>>>>>

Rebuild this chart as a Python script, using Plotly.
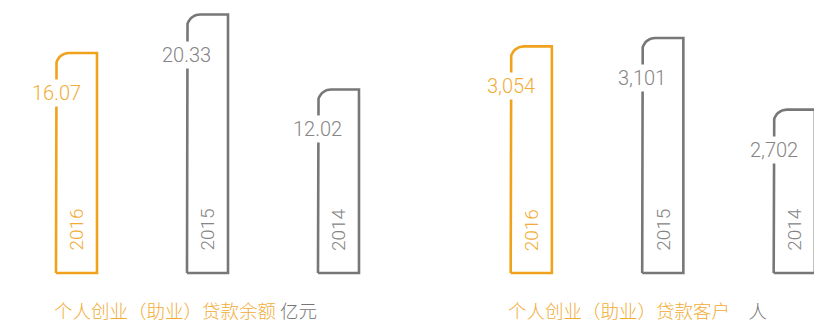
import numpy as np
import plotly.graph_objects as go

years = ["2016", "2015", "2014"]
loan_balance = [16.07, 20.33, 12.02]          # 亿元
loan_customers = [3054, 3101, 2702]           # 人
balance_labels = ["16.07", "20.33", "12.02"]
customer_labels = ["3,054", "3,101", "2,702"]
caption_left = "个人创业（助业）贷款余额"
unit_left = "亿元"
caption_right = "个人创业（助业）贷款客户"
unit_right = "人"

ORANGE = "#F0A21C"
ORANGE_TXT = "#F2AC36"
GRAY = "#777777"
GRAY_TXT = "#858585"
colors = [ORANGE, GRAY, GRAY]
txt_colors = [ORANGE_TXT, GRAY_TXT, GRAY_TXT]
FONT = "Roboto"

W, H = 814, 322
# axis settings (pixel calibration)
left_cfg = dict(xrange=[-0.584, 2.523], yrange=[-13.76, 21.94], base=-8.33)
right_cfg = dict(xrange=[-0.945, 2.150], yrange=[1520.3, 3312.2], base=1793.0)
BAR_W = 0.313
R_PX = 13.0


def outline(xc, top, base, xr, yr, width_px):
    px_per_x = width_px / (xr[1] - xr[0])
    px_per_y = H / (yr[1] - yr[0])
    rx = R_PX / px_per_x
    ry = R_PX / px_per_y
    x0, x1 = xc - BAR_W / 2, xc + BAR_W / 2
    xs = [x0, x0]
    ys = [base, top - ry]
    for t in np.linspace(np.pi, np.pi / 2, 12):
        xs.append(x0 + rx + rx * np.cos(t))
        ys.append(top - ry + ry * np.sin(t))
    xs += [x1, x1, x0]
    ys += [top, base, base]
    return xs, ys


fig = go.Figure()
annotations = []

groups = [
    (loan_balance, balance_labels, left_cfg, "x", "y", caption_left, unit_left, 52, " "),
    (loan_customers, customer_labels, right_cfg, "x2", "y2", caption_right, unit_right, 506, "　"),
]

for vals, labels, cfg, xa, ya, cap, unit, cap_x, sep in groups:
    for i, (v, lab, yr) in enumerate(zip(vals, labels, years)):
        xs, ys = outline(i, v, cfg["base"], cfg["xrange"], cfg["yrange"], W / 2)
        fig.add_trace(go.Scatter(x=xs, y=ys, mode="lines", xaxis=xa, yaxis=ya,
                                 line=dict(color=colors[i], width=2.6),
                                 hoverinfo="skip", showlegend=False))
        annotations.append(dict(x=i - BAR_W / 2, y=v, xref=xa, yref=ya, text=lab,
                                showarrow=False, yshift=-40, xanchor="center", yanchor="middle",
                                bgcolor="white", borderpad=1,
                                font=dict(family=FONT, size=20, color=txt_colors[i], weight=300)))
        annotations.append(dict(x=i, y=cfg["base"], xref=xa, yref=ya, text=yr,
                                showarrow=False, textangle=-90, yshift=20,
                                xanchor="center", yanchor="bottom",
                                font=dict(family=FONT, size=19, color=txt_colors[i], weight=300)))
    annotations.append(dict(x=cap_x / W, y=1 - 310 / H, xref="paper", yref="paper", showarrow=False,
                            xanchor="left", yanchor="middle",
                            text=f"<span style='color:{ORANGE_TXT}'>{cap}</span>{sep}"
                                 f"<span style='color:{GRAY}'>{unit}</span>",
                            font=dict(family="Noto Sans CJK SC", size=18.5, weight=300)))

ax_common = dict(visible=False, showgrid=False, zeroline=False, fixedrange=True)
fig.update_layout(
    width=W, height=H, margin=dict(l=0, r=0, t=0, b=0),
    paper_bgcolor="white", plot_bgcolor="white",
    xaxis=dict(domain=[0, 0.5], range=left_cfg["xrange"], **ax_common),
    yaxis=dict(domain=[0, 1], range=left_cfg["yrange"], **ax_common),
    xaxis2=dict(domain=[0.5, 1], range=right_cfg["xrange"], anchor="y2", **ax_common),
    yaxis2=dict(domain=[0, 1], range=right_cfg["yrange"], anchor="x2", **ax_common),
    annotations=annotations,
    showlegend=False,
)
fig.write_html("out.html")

<<<<<

- **AIM**
Make an exact copy of the whole listing, but don't bring over any pictures.

- **COMPLETE ANSWER**
Rebuild this chart as a Python script, using Plotly.
import numpy as np
import plotly.graph_objects as go

years = ["2016", "2015", "2014"]
loan_balance = [16.07, 20.33, 12.02]          # 亿元
loan_customers = [3054, 3101, 2702]           # 人
balance_labels = ["16.07", "20.33", "12.02"]
customer_labels = ["3,054", "3,101", "2,702"]
caption_left = "个人创业（助业）贷款余额"
unit_left = "亿元"
caption_right = "个人创业（助业）贷款客户"
unit_right = "人"

ORANGE = "#F0A21C"
ORANGE_TXT = "#F2AC36"
GRAY = "#777777"
GRAY_TXT = "#858585"
colors = [ORANGE, GRAY, GRAY]
txt_colors = [ORANGE_TXT, GRAY_TXT, GRAY_TXT]
FONT = "Roboto"

W, H = 814, 322
# axis settings (pixel calibration)
left_cfg = dict(xrange=[-0.584, 2.523], yrange=[-13.76, 21.94], base=-8.33)
right_cfg = dict(xrange=[-0.945, 2.150], yrange=[1520.3, 3312.2], base=1793.0)
BAR_W = 0.313
R_PX = 13.0


def outline(xc, top, base, xr, yr, width_px):
    px_per_x = width_px / (xr[1] - xr[0])
    px_per_y = H / (yr[1] - yr[0])
    rx = R_PX / px_per_x
    ry = R_PX / px_per_y
    x0, x1 = xc - BAR_W / 2, xc + BAR_W / 2
    xs = [x0, x0]
    ys = [base, top - ry]
    for t in np.linspace(np.pi, np.pi / 2, 12):
        xs.append(x0 + rx + rx * np.cos(t))
        ys.append(top - ry + ry * np.sin(t))
    xs += [x1, x1, x0]
    ys += [top, base, base]
    return xs, ys


fig = go.Figure()
annotations = []

groups = [
    (loan_balance, balance_labels, left_cfg, "x", "y", caption_left, unit_left, 52, " "),
    (loan_customers, customer_labels, right_cfg, "x2", "y2", caption_right, unit_right, 506, "　"),
]

for vals, labels, cfg, xa, ya, cap, unit, cap_x, sep in groups:
    for i, (v, lab, yr) in enumerate(zip(vals, labels, years)):
        xs, ys = outline(i, v, cfg["base"], cfg["xrange"], cfg["yrange"], W / 2)
        fig.add_trace(go.Scatter(x=xs, y=ys, mode="lines", xaxis=xa, yaxis=ya,
                                 line=dict(color=colors[i], width=2.6),
                                 hoverinfo="skip", showlegend=False))
        annotations.append(dict(x=i - BAR_W / 2, y=v, xref=xa, yref=ya, text=lab,
                                showarrow=False, yshift=-40, xanchor="center", yanchor="middle",
                                bgcolor="white", borderpad=1,
                                font=dict(family=FONT, size=20, color=txt_colors[i], weight=300)))
        annotations.append(dict(x=i, y=cfg["base"], xref=xa, yref=ya, text=yr,
                                showarrow=False, textangle=-90, yshift=20,
                                xanchor="center", yanchor="bottom",
                                font=dict(family=FONT, size=19, color=txt_colors[i], weight=300)))
    annotations.append(dict(x=cap_x / W, y=1 - 310 / H, xref="paper", yref="paper", showarrow=False,
                            xanchor="left", yanchor="middle",
                            text=f"<span style='color:{ORANGE_TXT}'>{cap}</span>{sep}"
                                 f"<span style='color:{GRAY}'>{unit}</span>",
                            font=dict(family="Noto Sans CJK SC", size=18.5, weight=300)))

ax_common = dict(visible=False, showgrid=False, zeroline=False, fixedrange=True)
fig.update_layout(
    width=W, height=H, margin=dict(l=0, r=0, t=0, b=0),
    paper_bgcolor="white", plot_bgcolor="white",
    xaxis=dict(domain=[0, 0.5], range=left_cfg["xrange"], **ax_common),
    yaxis=dict(domain=[0, 1], range=left_cfg["yrange"], **ax_common),
    xaxis2=dict(domain=[0.5, 1], range=right_cfg["xrange"], anchor="y2", **ax_common),
    yaxis2=dict(domain=[0, 1], range=right_cfg["yrange"], anchor="x2", **ax_common),
    annotations=annotations,
    showlegend=False,
)
fig.write_html("out.html")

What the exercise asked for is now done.